Comparative & World Literature

Hassan imageAN ARAB-AMERICAN CENTURY: ORIENTALISM AND CULTURAL TRANSLATION IN ARAB-AMERICAN LITERATURE

From its beginnings in the early twentieth century and continuing up to the present, Arab-American literature has formed a substantial literary tradition. Yet it has received scant scholarly attention—an omission Professor Hassan intends to correct with a book-length critical survey of Arab-American writers and the reception of their work in the United States.

Arab-American literature falls into three periods. Its pioneers, such as Ameen Rihani and Kahlil Gibran, conceived of themselves as cultural translators and mediators between Eastern and Western civilizations. Located in the United States and writing in both Arabic and English, they conceived of East and West as either complementary, in a ying-yang fashion, or as parties of a dialectic, leading to a higher form of civilizational synthesis.

A second generation of Arab-American writers emerged in the middle decades of the twentieth century. This period was influenced by passage of the Asian Exclusion Act in 1924, which effectively stopped Arab immigration to the United States until new immigration laws were passed in 1965. Writers during this period were striving for assimilation into American culture, and their work is dominated by the stigma of foreignness, the anxieties of fitting in, the loss of cultural roots, and the search for identity. The figure of the Arab fades in the work of writers from this period, leaving behind a sense of fracture or a disquieting sense of being haunted by a disturbing past.

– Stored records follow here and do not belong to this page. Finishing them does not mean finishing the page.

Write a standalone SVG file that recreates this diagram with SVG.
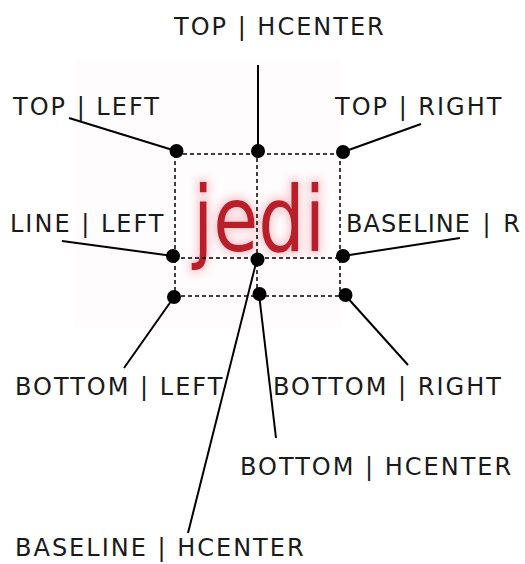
<svg xmlns="http://www.w3.org/2000/svg" width="525" height="564" viewBox="0 0 525 564">
<style>
.lbl{font-family:"DejaVu Sans",Verdana,sans-serif;font-size:24px;letter-spacing:2px;fill:#1a1a1a}
.con{stroke:#000;stroke-width:2;fill:none}
.box{stroke:#000;stroke-width:1.5;stroke-dasharray:4 3;fill:none}
.dot{fill:#000}
.jedi{font-family:"DejaVu Sans",sans-serif;font-size:91px}
</style>
<defs>
<filter id="blur" x="-20%" y="-20%" width="140%" height="140%"><feGaussianBlur stdDeviation="4"/></filter>
</defs>
<rect width="525" height="564" fill="#fff"/>
<rect x="74" y="60" width="268" height="268" fill="#fefcfd"/>
<g id="jedi-text">
<text class="jedi" x="193" y="251" textLength="132" lengthAdjust="spacingAndGlyphs" fill="#f7b8c0" stroke="#f7b8c0" stroke-width="6" filter="url(#blur)" opacity="0.8">jedi</text>
<text class="jedi" x="193" y="251" textLength="132" lengthAdjust="spacingAndGlyphs" fill="#b81f28">jedi</text>
</g>
<g id="box">
<line class="box" x1="176" y1="154" x2="342" y2="154"/>
<line class="box" x1="174" y1="258" x2="343" y2="258"/>
<line class="box" x1="174" y1="296" x2="345" y2="296"/>
<line class="box" x1="175" y1="154" x2="175" y2="296"/>
<line class="box" x1="257" y1="151" x2="257" y2="294"/>
<line class="box" x1="340" y1="154" x2="340" y2="296"/>
</g>
<g id="connectors">
<line class="con" x1="258" y1="65" x2="258" y2="151"/>
<line class="con" x1="69" y1="118" x2="176" y2="151"/>
<line class="con" x1="421" y1="124" x2="343" y2="152"/>
<line class="con" x1="62" y1="241" x2="173" y2="256"/>
<line class="con" x1="460" y1="238" x2="343" y2="256"/>
<line class="con" x1="174" y1="297" x2="124" y2="368"/>
<line class="con" x1="345" y1="295" x2="408" y2="365"/>
<line class="con" x1="259" y1="294" x2="276" y2="438"/>
<line class="con" x1="257" y1="259" x2="188" y2="533"/>
</g>
<g id="dots">
<circle class="dot" cx="176.5" cy="151" r="7"/>
<circle class="dot" cx="258" cy="151" r="7"/>
<circle class="dot" cx="343" cy="152" r="7"/>
<circle class="dot" cx="173" cy="256" r="7"/>
<circle class="dot" cx="257.5" cy="259.5" r="7"/>
<circle class="dot" cx="343" cy="256" r="7"/>
<circle class="dot" cx="174" cy="297" r="7"/>
<circle class="dot" cx="259.5" cy="294" r="7"/>
<circle class="dot" cx="345.5" cy="295" r="7"/>
</g>
<g id="n-top-hcenter"><text class="lbl" x="174" y="35">TOP | HCENTER</text></g>
<g id="n-top-left"><text class="lbl" x="13" y="115">TOP | LEFT</text></g>
<g id="n-top-right"><text class="lbl" x="335" y="115">TOP | RIGHT</text></g>
<g id="n-baseline-left"><text class="lbl" x="10" y="232">LINE | LEFT</text></g>
<g id="n-baseline-right"><text class="lbl" x="346" y="232" style="letter-spacing:1px;word-spacing:3px">BASELINE | R</text></g>
<g id="n-bottom-left"><text class="lbl" x="15" y="395">BOTTOM | LEFT</text></g>
<g id="n-bottom-right"><text class="lbl" x="273" y="395">BOTTOM | RIGHT</text></g>
<g id="n-bottom-hcenter"><text class="lbl" x="240" y="475">BOTTOM | HCENTER</text></g>
<g id="n-baseline-hcenter"><text class="lbl" x="15" y="556">BASELINE | HCENTER</text></g>
</svg>
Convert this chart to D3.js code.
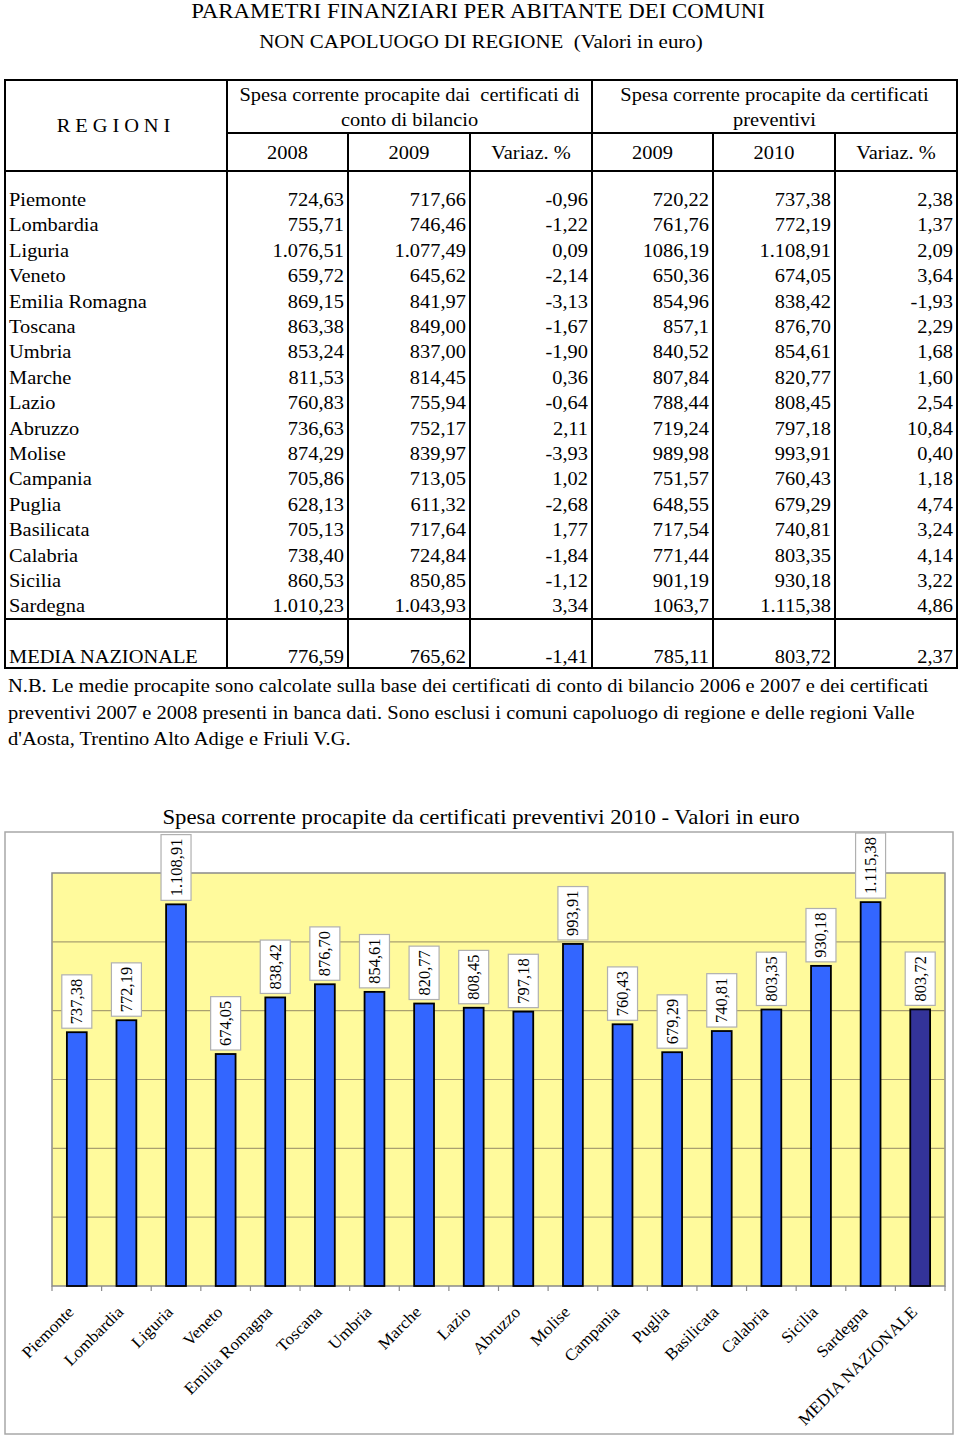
<!DOCTYPE html>
<html><head><meta charset="utf-8">
<script src="https://cdn.jsdelivr.net/npm/d3@7"></script>
<style>
html,body{margin:0;padding:0;background:#fff;}
svg text{font-family:"Liberation Serif","Times New Roman",serif;fill:#000;white-space:pre;}
</style></head>
<body>
<svg id="c" width="960" height="1438"></svg>
<script>
// ---------- DATA ----------
const regions = ["Piemonte","Lombardia","Liguria","Veneto","Emilia Romagna","Toscana","Umbria","Marche","Lazio","Abruzzo","Molise","Campania","Puglia","Basilicata","Calabria","Sicilia","Sardegna"];
const bil2008 = ["724,63","755,71","1.076,51","659,72","869,15","863,38","853,24","811,53","760,83","736,63","874,29","705,86","628,13","705,13","738,40","860,53","1.010,23"];
const bil2009 = ["717,66","746,46","1.077,49","645,62","841,97","849,00","837,00","814,45","755,94","752,17","839,97","713,05","611,32","717,64","724,84","850,85","1.043,93"];
const bilVar = ["-0,96","-1,22","0,09","-2,14","-3,13","-1,67","-1,90","0,36","-0,64","2,11","-3,93","1,02","-2,68","1,77","-1,84","-1,12","3,34"];
const prev2009 = ["720,22","761,76","1086,19","650,36","854,96","857,1","840,52","807,84","788,44","719,24","989,98","751,57","648,55","717,54","771,44","901,19","1063,7"];
const prev2010Txt = ["737,38","772,19","1.108,91","674,05","838,42","876,70","854,61","820,77","808,45","797,18","993,91","760,43","679,29","740,81","803,35","930,18","1.115,38"];
const prevVar = ["2,38","1,37","2,09","3,64","-1,93","2,29","1,68","1,60","2,54","10,84","0,40","1,18","4,74","3,24","4,14","3,22","4,86"];
const mediaRow = ["MEDIA NAZIONALE","776,59","765,62","-1,41","785,11","803,72","2,37"];

// chart series
const chartCats = regions.concat(["MEDIA NAZIONALE"]);
const chartValues = [737.38,772.19,1108.91,674.05,838.42,876.70,854.61,820.77,808.45,797.18,993.91,760.43,679.29,740.81,803.35,930.18,1115.38,803.72];
const yTicks = [200,400,600,800,1000];

// ---------- DRAW ----------
const svg = d3.select("#c");
const it = d3.formatLocale({decimal:",", thousands:".", grouping:[3], currency:["","€"]});
const fmt = it.format(",.2f");

function txt(x, y, s, size, anchor, sx, extra){
  const t = svg.append("text")
    .attr("transform", `translate(${x},${y}) scale(${sx||1.075},1)`)
    .attr("text-anchor", anchor||"start")
    .style("font-size", size+"px")
    .text(s);
  if (extra) extra(t);
  return t;
}

// Titles
txt(478, 18, "PARAMETRI FINANZIARI PER ABITANTE DEI COMUNI", 21, "middle", 1.09);
txt(481, 48, "NON CAPOLUOGO DI REGIONE  (Valori in euro)", 19.3, "middle", 1.085);

// Table
const colX = [5,227,348,470,592,713,835,957];
const T = {top:80, mid:133, hdr:171, sep:619, bot:668};
const tg = svg.append("g").attr("stroke","#000").attr("stroke-width",2).attr("fill","none");
tg.append("rect").attr("x",colX[0]).attr("y",T.top).attr("width",colX[7]-colX[0]).attr("height",T.bot-T.top);
tg.append("line").attr("x1",colX[1]).attr("x2",colX[7]).attr("y1",T.mid).attr("y2",T.mid);
[T.hdr,T.sep].forEach(y=>tg.append("line").attr("x1",colX[0]).attr("x2",colX[7]).attr("y1",y).attr("y2",y));
[colX[1],colX[4]].forEach(x=>tg.append("line").attr("x1",x).attr("x2",x).attr("y1",T.top).attr("y2",T.bot));
[colX[2],colX[3],colX[5],colX[6]].forEach(x=>tg.append("line").attr("x1",x).attr("x2",x).attr("y1",T.mid).attr("y2",T.bot));

const fs = 19;
txt(116, 132, "REGIONI", fs, "middle", 1.075, t=>t.style("letter-spacing","4.6px"));
const hdr1 = ["Spesa corrente procapite dai  certificati di","conto di bilancio"];
const hdr2 = ["Spesa corrente procapite da certificati","preventivi"];
hdr1.forEach((s,i)=>txt((colX[1]+colX[4])/2, 101+i*25, s, fs, "middle"));
hdr2.forEach((s,i)=>txt((colX[4]+colX[7])/2, 101+i*25, s, fs, "middle"));
const years = ["2008","2009","Variaz. %","2009","2010","Variaz. %"];
years.forEach((s,i)=>txt((colX[i+1]+colX[i+2])/2, 159, s, fs, "middle"));

const cols = [bil2008,bil2009,bilVar,prev2009,prev2010Txt,prevVar];
const rowY = i => 206 + i*25.4;
regions.forEach((r,i)=>{
  txt(9, rowY(i), r, fs, "start");
  cols.forEach((c,j)=>txt(colX[j+2]-4, rowY(i), c[i], fs, "end"));
});
txt(9, 663, mediaRow[0], fs, "start");
mediaRow.slice(1).forEach((v,j)=>txt(colX[j+2]-4, 663, v, fs, "end"));

const notes = ["N.B. Le medie procapite sono calcolate sulla base dei certificati di conto di bilancio 2006 e 2007 e dei certificati",
 "preventivi 2007 e 2008 presenti in banca dati. Sono esclusi i comuni capoluogo di regione e delle regioni Valle",
 "d'Aosta, Trentino Alto Adige e Friuli V.G."];
notes.forEach((s,i)=>txt(8, 692+i*26.5, s, fs, "start", 1.078));

// Chart
txt(481, 824, "Spesa corrente procapite da certificati preventivi 2010 - Valori in euro", 21, "middle", 1.085);
svg.append("rect").attr("x",5).attr("y",832).attr("width",948).attr("height",602)
  .attr("fill","#fff").attr("stroke","#a8a8a8").attr("stroke-width",1.5);

const P = {l:52, r:945, t:873, b:1286};
const x = d3.scaleBand().domain(chartCats).range([P.l,P.r]);
const y = d3.scaleLinear().domain([0,1200]).range([P.b,P.t]);
svg.append("rect").attr("x",P.l).attr("y",P.t).attr("width",P.r-P.l).attr("height",P.b-P.t)
  .attr("fill","#FFFA9C").attr("stroke","#8a8a8a").attr("stroke-width",1.5);
svg.append("g").selectAll("line").data(yTicks).join("line")
  .attr("x1",P.l).attr("x2",P.r).attr("y1",d=>y(d)).attr("y2",d=>y(d))
  .attr("stroke","#aaa070").attr("stroke-width",1.2);
// bottom ticks at category boundaries
const bounds = chartCats.map(c=>x(c)).concat([P.r]);
svg.append("g").selectAll("line").data(bounds).join("line")
  .attr("x1",d=>d).attr("x2",d=>d).attr("y1",P.b).attr("y2",P.b+5)
  .attr("stroke","#8a8a8a").attr("stroke-width",1.2);

const bw = x.bandwidth();
const bars = svg.append("g");
bars.selectAll("rect").data(chartCats).join("rect")
  .attr("x",(d)=>x(d)+bw*0.3).attr("width",bw*0.4)
  .attr("y",(d,i)=>y(chartValues[i])).attr("height",(d,i)=>P.b-y(chartValues[i]))
  .attr("fill",(d,i)=>i===chartCats.length-1?"#333399":"#3366FF")
  .attr("stroke","#000").attr("stroke-width",1.8);

// value labels
const lg = svg.append("g");
chartCats.forEach((c,i)=>{
  const cx = x(c)+bw/2;
  const top = y(chartValues[i]);
  const g = lg.append("g");
  const rect = g.append("rect").attr("fill","#fff").attr("stroke","#b0b0b0").attr("stroke-width",1.2);
  const t = g.append("text").attr("transform",`translate(${cx+5.5},${top-8}) rotate(-90)`)
    .style("font-size","16.5px").text(fmt(chartValues[i]));
  const len = t.node().getComputedTextLength();
  rect.attr("x",cx-15).attr("width",30).attr("y",top-4-len-8).attr("height",len+8);
});

// x labels
svg.append("g").selectAll("text").data(chartCats).join("text")
  .attr("transform",d=>`translate(${x(d)+bw/2-2},${P.b+27}) rotate(-45) scale(1.05,1)`)
  .attr("text-anchor","end").style("font-size","16.5px").text(d=>d);
</script>
</body></html>
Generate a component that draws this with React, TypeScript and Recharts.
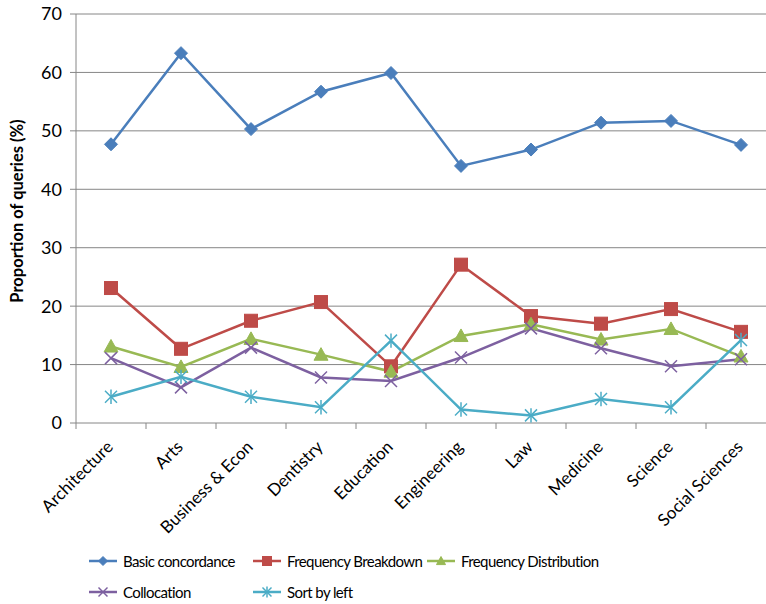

From the 1970s on, enabled by such social awakenings as multiculturalism and the movements for civil rights, Arab-American writers begin to foreground their Arab heritage and to question its representation in American culture. Scores of new writers who identify as Arab-Americans have emerged over the past few decades, and their work exemplifies a broad range of experiences with a renewed, and much transformed, focus on cultural translation.

During his Center appointment, Professor Hassan will be completing his study and preparing the book for publication.